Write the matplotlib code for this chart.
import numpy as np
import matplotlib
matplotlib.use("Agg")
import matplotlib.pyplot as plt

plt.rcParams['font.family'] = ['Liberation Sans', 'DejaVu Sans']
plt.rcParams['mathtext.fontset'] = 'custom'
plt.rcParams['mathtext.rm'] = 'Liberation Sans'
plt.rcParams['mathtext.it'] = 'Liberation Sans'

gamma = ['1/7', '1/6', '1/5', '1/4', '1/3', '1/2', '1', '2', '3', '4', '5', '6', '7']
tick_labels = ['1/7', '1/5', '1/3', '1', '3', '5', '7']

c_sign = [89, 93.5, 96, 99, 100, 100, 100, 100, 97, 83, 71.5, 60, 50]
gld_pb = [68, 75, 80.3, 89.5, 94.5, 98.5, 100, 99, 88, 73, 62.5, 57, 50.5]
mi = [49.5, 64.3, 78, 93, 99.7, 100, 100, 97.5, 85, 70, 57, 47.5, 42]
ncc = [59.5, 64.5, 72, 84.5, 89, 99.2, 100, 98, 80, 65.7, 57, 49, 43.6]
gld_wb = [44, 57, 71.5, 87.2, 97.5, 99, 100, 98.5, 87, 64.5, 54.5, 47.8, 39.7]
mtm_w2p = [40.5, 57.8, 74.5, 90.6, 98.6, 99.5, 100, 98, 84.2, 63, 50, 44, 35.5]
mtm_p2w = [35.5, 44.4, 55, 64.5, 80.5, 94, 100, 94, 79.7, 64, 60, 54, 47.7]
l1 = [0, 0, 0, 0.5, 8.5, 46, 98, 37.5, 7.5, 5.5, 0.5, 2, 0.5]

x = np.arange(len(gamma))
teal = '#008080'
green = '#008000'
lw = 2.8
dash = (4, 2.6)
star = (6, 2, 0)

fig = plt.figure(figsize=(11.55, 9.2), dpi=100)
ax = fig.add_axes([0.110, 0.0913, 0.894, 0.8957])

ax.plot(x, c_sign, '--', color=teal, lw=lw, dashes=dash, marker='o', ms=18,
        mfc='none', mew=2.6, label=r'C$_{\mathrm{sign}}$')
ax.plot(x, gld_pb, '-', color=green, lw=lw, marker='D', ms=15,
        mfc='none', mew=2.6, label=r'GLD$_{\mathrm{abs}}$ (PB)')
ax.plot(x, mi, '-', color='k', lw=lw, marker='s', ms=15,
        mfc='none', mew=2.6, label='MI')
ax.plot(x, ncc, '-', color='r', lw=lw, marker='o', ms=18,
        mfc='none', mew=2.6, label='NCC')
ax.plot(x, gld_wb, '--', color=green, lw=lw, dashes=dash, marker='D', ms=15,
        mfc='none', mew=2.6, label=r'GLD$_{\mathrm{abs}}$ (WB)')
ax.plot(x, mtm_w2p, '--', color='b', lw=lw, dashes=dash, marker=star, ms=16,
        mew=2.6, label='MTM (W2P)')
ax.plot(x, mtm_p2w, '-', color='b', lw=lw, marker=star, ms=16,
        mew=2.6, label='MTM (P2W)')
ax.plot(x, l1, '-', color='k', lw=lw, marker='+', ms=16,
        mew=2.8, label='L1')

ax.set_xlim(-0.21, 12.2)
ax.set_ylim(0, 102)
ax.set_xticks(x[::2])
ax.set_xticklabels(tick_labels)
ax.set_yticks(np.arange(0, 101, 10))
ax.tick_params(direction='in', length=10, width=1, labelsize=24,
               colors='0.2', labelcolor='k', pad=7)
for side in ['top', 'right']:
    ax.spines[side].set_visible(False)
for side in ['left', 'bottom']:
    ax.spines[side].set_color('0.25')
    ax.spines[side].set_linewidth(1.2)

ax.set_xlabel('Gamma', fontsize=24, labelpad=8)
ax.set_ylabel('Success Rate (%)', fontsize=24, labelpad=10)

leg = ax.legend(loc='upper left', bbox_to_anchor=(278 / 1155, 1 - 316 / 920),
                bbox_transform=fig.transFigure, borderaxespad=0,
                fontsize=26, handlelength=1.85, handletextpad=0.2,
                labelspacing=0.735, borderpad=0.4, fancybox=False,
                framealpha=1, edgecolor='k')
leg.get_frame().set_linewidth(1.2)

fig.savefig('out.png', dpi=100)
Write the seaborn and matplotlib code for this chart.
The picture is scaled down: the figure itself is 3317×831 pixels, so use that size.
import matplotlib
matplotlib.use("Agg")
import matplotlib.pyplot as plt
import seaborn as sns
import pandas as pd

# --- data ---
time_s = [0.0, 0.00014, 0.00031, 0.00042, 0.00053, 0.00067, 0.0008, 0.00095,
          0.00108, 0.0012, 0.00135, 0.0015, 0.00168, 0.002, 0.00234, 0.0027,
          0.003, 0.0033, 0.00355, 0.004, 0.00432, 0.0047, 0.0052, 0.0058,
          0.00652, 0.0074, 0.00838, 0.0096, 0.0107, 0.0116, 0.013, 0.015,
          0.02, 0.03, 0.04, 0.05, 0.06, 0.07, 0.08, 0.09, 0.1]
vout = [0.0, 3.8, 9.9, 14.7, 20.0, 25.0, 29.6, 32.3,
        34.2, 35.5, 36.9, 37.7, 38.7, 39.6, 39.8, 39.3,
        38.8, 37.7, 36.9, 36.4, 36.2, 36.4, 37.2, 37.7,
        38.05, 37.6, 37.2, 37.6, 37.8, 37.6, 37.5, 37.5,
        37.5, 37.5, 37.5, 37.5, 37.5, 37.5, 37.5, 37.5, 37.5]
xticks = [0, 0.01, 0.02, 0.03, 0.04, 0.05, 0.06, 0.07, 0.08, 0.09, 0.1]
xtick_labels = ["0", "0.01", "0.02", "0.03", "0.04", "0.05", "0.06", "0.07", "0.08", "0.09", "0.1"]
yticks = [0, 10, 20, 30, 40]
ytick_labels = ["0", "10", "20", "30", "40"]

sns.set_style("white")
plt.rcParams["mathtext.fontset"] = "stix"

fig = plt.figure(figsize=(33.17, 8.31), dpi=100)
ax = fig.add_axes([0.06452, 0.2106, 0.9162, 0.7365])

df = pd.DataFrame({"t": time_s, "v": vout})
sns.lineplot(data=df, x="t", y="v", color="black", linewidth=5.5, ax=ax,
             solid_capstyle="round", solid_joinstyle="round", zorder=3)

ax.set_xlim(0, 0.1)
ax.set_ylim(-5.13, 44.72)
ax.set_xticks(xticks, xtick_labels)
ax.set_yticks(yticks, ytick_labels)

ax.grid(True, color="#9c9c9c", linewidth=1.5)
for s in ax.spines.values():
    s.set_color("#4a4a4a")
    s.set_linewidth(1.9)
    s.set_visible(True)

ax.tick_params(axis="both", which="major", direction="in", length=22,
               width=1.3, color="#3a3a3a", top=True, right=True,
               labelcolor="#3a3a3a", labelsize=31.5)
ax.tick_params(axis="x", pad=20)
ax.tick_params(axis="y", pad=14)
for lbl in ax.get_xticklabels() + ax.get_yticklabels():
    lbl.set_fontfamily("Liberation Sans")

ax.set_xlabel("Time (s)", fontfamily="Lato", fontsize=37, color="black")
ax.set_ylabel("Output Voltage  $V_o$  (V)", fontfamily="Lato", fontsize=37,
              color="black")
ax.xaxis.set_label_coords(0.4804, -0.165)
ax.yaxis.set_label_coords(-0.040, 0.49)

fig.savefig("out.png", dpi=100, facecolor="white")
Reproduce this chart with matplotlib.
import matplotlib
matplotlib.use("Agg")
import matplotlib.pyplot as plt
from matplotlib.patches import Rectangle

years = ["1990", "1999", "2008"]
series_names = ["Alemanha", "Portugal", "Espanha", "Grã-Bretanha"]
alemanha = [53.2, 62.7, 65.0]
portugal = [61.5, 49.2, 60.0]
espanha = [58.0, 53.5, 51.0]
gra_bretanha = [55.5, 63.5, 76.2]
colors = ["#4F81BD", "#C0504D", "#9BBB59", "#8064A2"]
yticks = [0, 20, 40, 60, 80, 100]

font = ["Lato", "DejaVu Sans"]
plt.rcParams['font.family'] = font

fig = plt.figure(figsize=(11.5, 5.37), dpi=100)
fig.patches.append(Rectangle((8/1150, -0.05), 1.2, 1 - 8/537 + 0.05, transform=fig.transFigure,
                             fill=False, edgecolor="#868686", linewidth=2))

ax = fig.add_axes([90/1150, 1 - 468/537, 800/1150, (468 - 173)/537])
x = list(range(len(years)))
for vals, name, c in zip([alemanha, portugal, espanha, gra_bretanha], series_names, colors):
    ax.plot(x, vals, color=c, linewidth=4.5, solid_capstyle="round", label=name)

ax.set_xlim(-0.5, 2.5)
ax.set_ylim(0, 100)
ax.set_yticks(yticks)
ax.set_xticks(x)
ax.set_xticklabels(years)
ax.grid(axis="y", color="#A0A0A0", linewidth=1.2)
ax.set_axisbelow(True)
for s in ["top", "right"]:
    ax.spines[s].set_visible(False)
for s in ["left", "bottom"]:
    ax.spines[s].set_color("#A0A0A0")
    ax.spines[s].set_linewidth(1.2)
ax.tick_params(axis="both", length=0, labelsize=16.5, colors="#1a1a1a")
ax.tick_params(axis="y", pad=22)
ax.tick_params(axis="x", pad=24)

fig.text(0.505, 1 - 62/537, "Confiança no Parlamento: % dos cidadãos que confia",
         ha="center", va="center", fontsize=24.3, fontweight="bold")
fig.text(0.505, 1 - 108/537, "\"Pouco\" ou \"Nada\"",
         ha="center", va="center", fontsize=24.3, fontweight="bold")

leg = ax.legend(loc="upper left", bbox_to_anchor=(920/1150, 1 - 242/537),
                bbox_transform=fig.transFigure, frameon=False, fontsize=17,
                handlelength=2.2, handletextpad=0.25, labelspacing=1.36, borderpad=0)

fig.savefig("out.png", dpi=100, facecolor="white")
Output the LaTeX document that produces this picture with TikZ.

··········

### Set problem
Extract verbatim only those lines that run from the line with "The picture is" to the line with "import pandas as pd", inclusive.

### Correct response
The picture is scaled down: the figure itself is 3317×831 pixels, so use that size.
import matplotlib
matplotlib.use("Agg")
import matplotlib.pyplot as plt
import seaborn as sns
import pandas as pd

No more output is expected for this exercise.